*** Records for this exercise ***
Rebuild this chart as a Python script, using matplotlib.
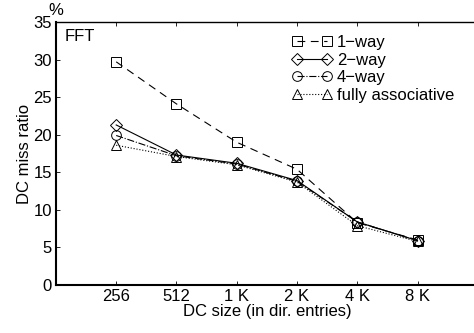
***
*** Records for this exercise ***
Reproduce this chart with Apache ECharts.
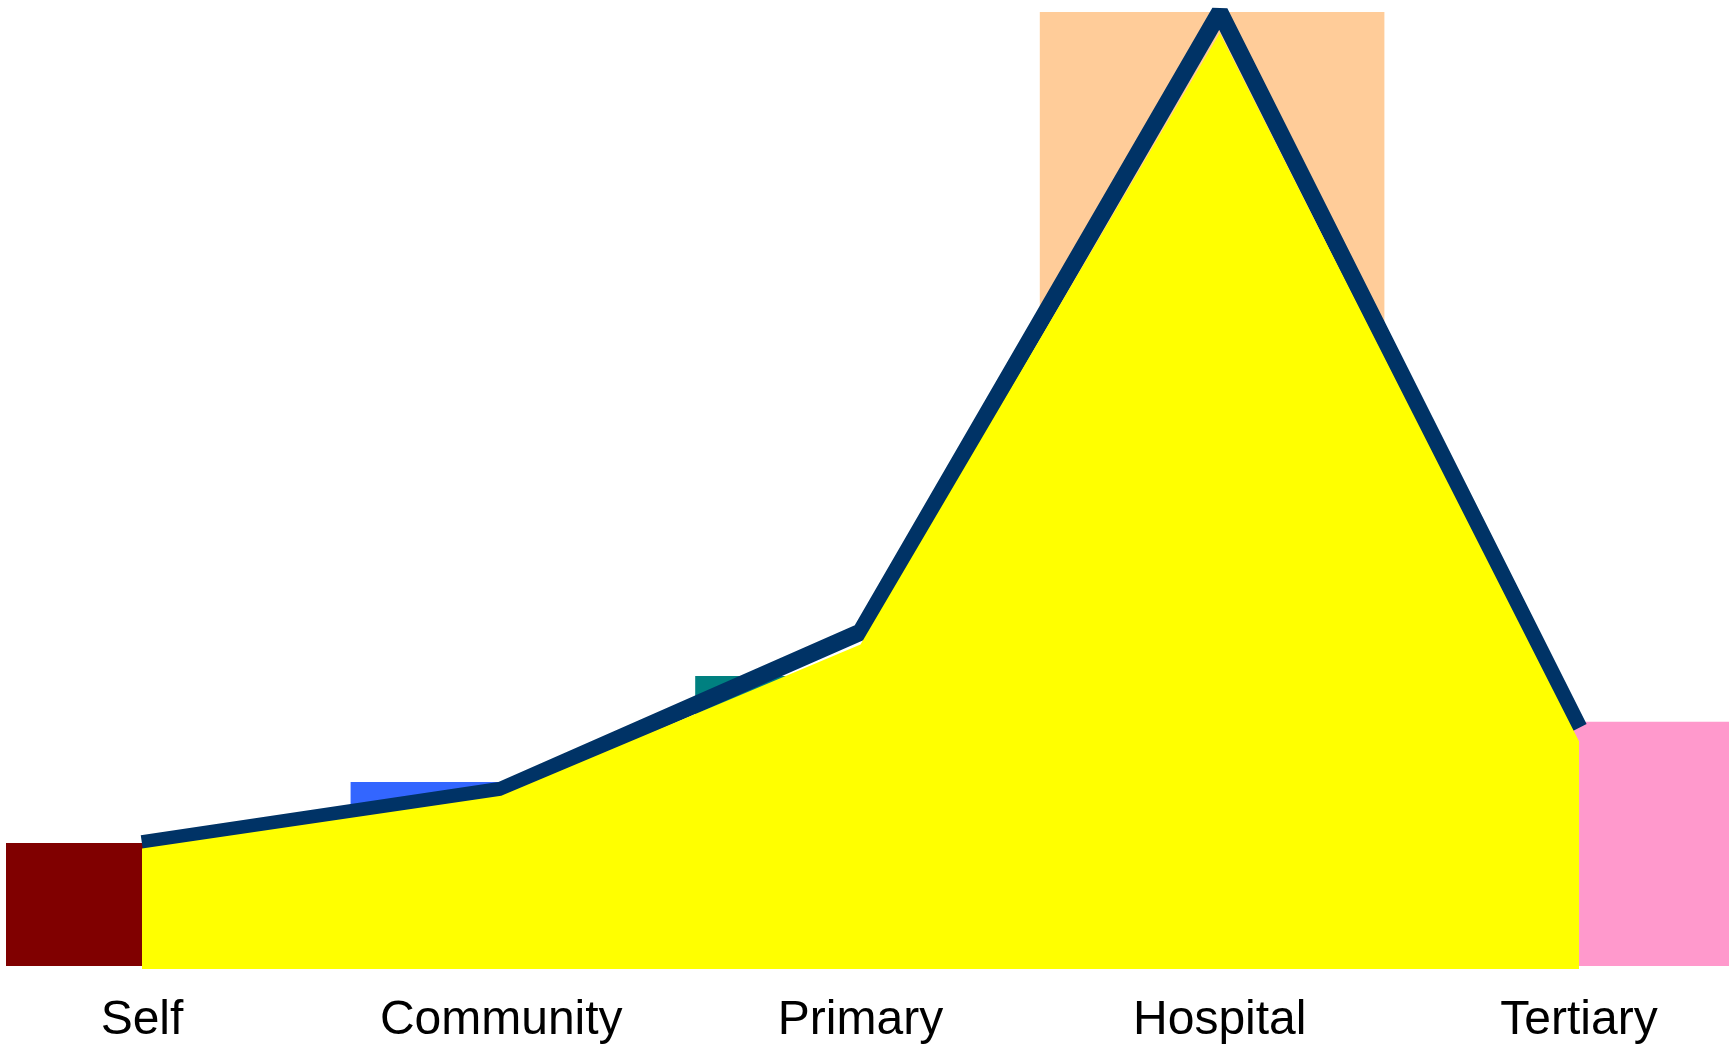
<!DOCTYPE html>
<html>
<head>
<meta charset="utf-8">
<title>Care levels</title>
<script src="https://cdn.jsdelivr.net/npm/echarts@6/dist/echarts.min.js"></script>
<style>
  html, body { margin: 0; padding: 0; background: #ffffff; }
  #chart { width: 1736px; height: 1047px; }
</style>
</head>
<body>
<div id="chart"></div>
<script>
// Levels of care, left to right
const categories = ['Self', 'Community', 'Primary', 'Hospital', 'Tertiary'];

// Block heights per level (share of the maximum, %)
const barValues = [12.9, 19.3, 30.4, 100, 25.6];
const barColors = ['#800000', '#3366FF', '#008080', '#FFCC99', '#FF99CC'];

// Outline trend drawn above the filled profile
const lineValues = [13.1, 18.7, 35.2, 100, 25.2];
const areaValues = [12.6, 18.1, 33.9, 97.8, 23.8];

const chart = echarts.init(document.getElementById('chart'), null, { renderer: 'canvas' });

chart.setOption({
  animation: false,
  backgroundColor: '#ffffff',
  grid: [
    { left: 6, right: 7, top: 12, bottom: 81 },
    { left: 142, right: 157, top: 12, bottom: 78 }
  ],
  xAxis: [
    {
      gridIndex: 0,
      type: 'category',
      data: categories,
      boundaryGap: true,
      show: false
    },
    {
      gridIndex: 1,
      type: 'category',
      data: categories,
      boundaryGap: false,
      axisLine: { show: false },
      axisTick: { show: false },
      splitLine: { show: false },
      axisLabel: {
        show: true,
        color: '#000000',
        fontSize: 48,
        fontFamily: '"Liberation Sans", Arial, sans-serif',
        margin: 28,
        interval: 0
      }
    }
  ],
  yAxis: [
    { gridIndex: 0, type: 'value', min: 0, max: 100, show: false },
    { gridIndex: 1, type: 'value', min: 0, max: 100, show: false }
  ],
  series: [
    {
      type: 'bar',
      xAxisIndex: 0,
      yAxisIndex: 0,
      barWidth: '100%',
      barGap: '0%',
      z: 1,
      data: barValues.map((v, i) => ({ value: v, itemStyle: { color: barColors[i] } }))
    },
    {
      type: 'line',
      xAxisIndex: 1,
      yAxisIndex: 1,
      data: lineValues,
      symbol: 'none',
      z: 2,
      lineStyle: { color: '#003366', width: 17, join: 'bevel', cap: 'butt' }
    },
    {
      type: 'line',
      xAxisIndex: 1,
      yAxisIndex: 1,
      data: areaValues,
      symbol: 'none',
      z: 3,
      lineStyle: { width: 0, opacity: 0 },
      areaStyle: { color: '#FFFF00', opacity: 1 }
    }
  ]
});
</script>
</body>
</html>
***
*** Records for this exercise ***
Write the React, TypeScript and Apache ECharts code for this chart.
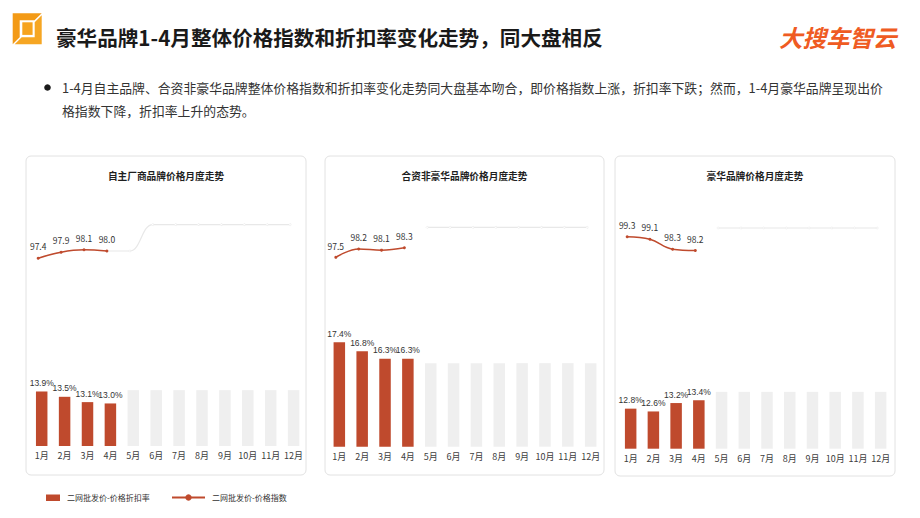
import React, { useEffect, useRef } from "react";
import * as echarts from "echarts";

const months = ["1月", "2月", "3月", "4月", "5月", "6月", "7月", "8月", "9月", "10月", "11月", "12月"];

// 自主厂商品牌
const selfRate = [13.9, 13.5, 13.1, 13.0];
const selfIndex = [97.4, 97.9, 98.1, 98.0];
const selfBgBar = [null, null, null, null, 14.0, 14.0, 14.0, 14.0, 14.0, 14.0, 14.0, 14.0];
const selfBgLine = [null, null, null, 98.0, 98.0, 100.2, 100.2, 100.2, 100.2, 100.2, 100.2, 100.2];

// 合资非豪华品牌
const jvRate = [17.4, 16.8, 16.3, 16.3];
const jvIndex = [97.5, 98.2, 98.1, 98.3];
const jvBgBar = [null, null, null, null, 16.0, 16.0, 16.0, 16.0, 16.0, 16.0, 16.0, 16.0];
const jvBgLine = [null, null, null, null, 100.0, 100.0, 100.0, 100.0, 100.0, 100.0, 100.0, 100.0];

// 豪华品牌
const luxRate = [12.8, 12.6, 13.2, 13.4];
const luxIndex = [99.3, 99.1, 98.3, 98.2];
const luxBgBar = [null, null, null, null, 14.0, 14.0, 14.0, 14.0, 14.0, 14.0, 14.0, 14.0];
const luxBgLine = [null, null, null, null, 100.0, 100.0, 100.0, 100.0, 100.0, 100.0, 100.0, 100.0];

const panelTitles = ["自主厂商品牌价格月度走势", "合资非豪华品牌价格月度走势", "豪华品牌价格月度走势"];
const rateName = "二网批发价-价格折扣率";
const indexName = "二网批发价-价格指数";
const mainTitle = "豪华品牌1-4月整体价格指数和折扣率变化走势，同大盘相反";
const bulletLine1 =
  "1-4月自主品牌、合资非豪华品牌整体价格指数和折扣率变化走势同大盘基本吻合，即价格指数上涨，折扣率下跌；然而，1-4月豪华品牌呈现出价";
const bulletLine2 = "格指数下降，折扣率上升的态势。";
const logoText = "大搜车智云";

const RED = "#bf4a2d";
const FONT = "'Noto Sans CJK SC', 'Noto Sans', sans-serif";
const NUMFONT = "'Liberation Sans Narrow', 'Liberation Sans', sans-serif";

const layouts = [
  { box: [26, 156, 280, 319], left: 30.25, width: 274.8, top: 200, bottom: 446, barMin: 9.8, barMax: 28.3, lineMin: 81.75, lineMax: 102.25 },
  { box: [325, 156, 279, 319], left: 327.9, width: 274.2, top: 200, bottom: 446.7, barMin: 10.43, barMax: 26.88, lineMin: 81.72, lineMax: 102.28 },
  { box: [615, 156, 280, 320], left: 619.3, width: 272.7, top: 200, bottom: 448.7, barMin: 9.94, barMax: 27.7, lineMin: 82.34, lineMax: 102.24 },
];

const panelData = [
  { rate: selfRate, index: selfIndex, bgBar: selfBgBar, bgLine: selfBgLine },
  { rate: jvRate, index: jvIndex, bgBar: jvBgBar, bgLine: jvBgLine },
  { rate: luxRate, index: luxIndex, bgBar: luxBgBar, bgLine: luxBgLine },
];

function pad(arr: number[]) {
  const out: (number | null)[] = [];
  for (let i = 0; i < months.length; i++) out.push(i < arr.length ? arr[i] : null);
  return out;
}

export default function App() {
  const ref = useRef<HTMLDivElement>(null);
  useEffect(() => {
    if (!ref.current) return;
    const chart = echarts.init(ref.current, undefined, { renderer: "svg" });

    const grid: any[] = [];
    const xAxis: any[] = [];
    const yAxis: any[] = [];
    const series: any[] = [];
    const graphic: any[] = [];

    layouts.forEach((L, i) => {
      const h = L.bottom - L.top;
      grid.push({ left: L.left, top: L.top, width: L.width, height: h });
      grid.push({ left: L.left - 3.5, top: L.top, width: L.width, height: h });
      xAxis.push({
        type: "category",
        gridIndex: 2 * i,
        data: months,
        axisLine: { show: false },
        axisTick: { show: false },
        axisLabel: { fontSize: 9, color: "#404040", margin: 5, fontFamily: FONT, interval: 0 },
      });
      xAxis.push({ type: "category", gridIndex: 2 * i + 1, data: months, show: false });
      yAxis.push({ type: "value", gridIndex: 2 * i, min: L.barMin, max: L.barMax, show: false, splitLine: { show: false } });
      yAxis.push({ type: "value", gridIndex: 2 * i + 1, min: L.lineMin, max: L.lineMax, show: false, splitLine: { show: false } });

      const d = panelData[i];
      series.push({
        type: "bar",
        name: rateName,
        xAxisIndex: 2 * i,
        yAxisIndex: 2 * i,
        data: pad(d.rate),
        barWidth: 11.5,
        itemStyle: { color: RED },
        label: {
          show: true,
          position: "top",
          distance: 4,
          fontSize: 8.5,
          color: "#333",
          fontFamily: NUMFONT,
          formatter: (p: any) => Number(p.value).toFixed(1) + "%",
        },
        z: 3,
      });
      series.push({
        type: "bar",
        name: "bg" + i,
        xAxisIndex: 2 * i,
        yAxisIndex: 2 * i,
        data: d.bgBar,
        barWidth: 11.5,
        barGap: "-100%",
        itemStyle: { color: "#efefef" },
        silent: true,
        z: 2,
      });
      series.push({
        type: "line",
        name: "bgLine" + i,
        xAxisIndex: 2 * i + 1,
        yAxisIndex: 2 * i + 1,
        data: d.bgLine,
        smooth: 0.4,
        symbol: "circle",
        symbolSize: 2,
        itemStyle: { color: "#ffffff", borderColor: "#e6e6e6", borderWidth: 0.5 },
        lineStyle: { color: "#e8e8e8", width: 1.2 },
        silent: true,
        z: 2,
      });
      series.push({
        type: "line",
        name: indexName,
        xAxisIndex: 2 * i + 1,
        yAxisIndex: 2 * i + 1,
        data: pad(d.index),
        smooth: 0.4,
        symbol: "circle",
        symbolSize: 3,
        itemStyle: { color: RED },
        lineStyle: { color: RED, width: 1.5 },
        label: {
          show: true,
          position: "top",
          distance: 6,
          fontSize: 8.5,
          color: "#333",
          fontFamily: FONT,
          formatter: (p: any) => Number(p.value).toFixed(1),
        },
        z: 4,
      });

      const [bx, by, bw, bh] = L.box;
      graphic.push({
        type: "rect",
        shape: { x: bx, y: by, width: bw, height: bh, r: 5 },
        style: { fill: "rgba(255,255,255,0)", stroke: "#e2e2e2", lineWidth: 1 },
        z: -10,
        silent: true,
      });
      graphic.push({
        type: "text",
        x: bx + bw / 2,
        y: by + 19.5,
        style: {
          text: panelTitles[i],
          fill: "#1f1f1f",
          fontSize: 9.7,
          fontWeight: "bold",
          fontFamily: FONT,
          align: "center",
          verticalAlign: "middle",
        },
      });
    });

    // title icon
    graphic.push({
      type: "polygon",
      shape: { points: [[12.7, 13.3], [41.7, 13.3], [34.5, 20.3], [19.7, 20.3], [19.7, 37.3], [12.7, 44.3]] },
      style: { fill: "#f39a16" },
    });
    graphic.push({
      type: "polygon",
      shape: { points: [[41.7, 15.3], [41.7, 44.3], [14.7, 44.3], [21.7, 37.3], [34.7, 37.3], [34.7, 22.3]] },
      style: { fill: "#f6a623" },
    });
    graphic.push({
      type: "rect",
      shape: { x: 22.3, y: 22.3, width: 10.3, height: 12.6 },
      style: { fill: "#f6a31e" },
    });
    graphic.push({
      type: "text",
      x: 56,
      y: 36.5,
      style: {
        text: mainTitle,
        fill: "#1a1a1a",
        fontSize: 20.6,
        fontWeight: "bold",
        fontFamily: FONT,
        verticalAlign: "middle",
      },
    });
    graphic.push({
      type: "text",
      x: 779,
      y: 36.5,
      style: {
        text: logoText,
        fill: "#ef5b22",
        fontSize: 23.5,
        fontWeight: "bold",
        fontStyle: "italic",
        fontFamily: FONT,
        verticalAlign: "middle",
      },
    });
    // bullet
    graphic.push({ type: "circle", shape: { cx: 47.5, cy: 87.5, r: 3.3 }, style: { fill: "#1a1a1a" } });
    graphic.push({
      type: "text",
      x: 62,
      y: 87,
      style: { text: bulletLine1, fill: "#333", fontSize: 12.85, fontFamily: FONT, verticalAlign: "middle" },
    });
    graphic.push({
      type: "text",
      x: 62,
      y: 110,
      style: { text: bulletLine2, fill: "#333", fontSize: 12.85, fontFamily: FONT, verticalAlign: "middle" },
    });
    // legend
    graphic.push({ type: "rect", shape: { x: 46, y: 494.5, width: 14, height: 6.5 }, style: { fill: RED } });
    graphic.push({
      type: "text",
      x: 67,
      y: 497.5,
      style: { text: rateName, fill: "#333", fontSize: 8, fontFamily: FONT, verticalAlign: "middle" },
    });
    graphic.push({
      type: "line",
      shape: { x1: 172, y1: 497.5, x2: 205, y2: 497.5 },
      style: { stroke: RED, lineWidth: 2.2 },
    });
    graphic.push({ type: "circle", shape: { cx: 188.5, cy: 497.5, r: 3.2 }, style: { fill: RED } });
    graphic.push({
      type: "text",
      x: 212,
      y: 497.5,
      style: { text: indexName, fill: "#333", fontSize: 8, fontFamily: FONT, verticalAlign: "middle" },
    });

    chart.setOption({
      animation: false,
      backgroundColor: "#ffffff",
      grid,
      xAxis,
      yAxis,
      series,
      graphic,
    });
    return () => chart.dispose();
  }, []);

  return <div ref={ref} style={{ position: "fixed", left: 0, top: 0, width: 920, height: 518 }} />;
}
***
What the task asks >>
Reproduce only the lines running from the one that has "Write the React, TypeScript" through the one that has "Sans Narrow', 'Liberation", ends included. Any pictures in that stretch should not be copied.

Solution to this task >>
Write the React, TypeScript and Apache ECharts code for this chart.
import React, { useEffect, useRef } from "react";
import * as echarts from "echarts";

const months = ["1月", "2月", "3月", "4月", "5月", "6月", "7月", "8月", "9月", "10月", "11月", "12月"];

// 自主厂商品牌
const selfRate = [13.9, 13.5, 13.1, 13.0];
const selfIndex = [97.4, 97.9, 98.1, 98.0];
const selfBgBar = [null, null, null, null, 14.0, 14.0, 14.0, 14.0, 14.0, 14.0, 14.0, 14.0];
const selfBgLine = [null, null, null, 98.0, 98.0, 100.2, 100.2, 100.2, 100.2, 100.2, 100.2, 100.2];

// 合资非豪华品牌
const jvRate = [17.4, 16.8, 16.3, 16.3];
const jvIndex = [97.5, 98.2, 98.1, 98.3];
const jvBgBar = [null, null, null, null, 16.0, 16.0, 16.0, 16.0, 16.0, 16.0, 16.0, 16.0];
const jvBgLine = [null, null, null, null, 100.0, 100.0, 100.0, 100.0, 100.0, 100.0, 100.0, 100.0];

// 豪华品牌
const luxRate = [12.8, 12.6, 13.2, 13.4];
const luxIndex = [99.3, 99.1, 98.3, 98.2];
const luxBgBar = [null, null, null, null, 14.0, 14.0, 14.0, 14.0, 14.0, 14.0, 14.0, 14.0];
const luxBgLine = [null, null, null, null, 100.0, 100.0, 100.0, 100.0, 100.0, 100.0, 100.0, 100.0];

const panelTitles = ["自主厂商品牌价格月度走势", "合资非豪华品牌价格月度走势", "豪华品牌价格月度走势"];
const rateName = "二网批发价-价格折扣率";
const indexName = "二网批发价-价格指数";
const mainTitle = "豪华品牌1-4月整体价格指数和折扣率变化走势，同大盘相反";
const bulletLine1 =
  "1-4月自主品牌、合资非豪华品牌整体价格指数和折扣率变化走势同大盘基本吻合，即价格指数上涨，折扣率下跌；然而，1-4月豪华品牌呈现出价";
const bulletLine2 = "格指数下降，折扣率上升的态势。";
const logoText = "大搜车智云";

const RED = "#bf4a2d";
const FONT = "'Noto Sans CJK SC', 'Noto Sans', sans-serif";
const NUMFONT = "'Liberation Sans Narrow', 'Liberation Sans', sans-serif";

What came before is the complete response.